ARTIGO: LEITURA E PODER

 Ezequiel Theodoro da Silva (março-2011)


                                    

Cabe indagar a respeito dos motivos pelos quais somos - ainda !! - um país com um grande contingente de analfabetos, analfabetos funcionais e iletrados. Cabe indagar sobre a reprodução, no tempo, de um cenário tão pobre para a leitura em todas as regiões brasileiras, sendo as mais drásticas a norte e a nordeste. Tais indagações são fundamentais àqueles que desejam, através de trabalhos em diferentes contextos (escolar, comunitário, associativo, sindical, etc.), lutar pela melhoria das práticas de leitura da palavra escrita no Brasil.

Ocorre que a leitura permite ao indivíduo acessar, compreender e transformar os bens (objetos, produtos e serviços) que são próprios do mundo da escrita. Quer dizer a leitura "estende" o nível de participação social dos sujeitos, somando possibilidades de mais informações, conteúdos, ideias ao seu repertório de experiências culturais. Se anteriormente, quando esse indivíduo levava consigo a condição de analfabeto, ele alcançava, principalmente pelo ouvido, o mundo da oralidade e as suas extensões (telefone, rádio, cinema falado, etc), agora, com a alfabetização e letramento, ele passa a "enxergar mais longe", situando-se no mundo da escrita, com as extensões que lhe são próprias (livro, jornal, revista, internet, etc).

Não é à toa que a aprendizagem e o domínio da leitura estão encarnados no quadro dos direitos da cidadania. O direito à leitura pressupõe, além do ensino gratuito via escola, a inclusão dinâmica no universo da cultura letrada, pois que as sociedades contemporâneas se caracterizam pela circulação democrática das informações, pelo avanço da ciência e tecnologia, pela produção da literatura - todos esses campos têm na palavra escrita (manuscrita, impressa e/ou virtual) o seu veículo primeiro de comunicação. Nestes termos, a leitura é um instrumento básico, insubstituível para que o sujeito possa exercer os seus direitos de cidadania e, ao mesmo tempo cumprir com os seus deveres.

Ao mesmo tempo em que a leitura potencializa a comunicação humana pela entrada no mundo da escrita, ela também potencializa o poder da consciência dos indivíduos. Quer dizer: na medida em que um sujeito ganha autonomia, independência como leitor, ele pode interpretar textos de maneira inusitada, rompendo com os sentidos protocolares, já instituídos e em circulação numa sociedade. Ou seja: ele pode ler os textos "de outra forma", transgredindo, transformando e criando outras ideias a partir das suas leituras.
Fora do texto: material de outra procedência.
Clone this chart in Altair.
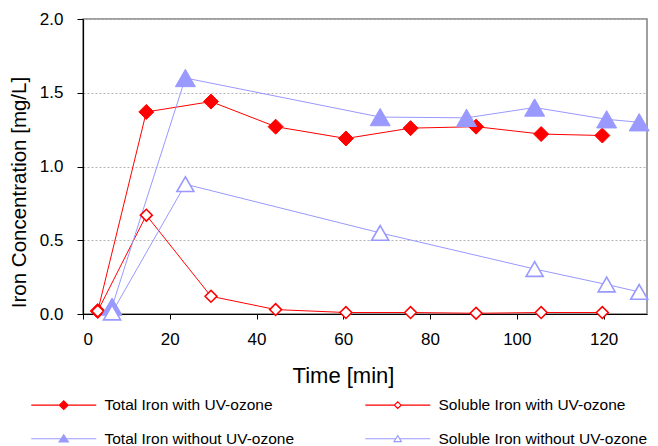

Um terceiro tipo de poder gerado pelo domínio da leitura, além do comunicacional, cognitivo e político, diz respeito ao fato de que a leitura, uma vez incorporada e praticada, leva o sujeito a querer mais e, querendo mais e lendo, o seu repertório vai crescendo indefinidamente em múltiplas direções. Quer dizer: o "arredondamento" da leitura é uma obra sempre aberta, levando o leitor a buscas ilimitadas pela vida, robustecendo-se enquanto ser humano e cidadão.

Todos esses poderes da leitura servem exatamente para quê? Há muitas respostas para esta pergunta, mas, no meu ponto de vista, as práticas de leitura QUALIFICAM as decisões, ações e reações dos indivíduos. Nestes termos, o leitor maduro e crítico não se curva a manipulações, ideologias, autoritarismos do discurso e outros tipos de dominação; pelo contrário, por estar situado no mundo e, por isso mesmo, por conviver com uma multiplicidade de textos, ele questiona, reage, aprecia, analisa e toma decisões "com conhecimento de causa".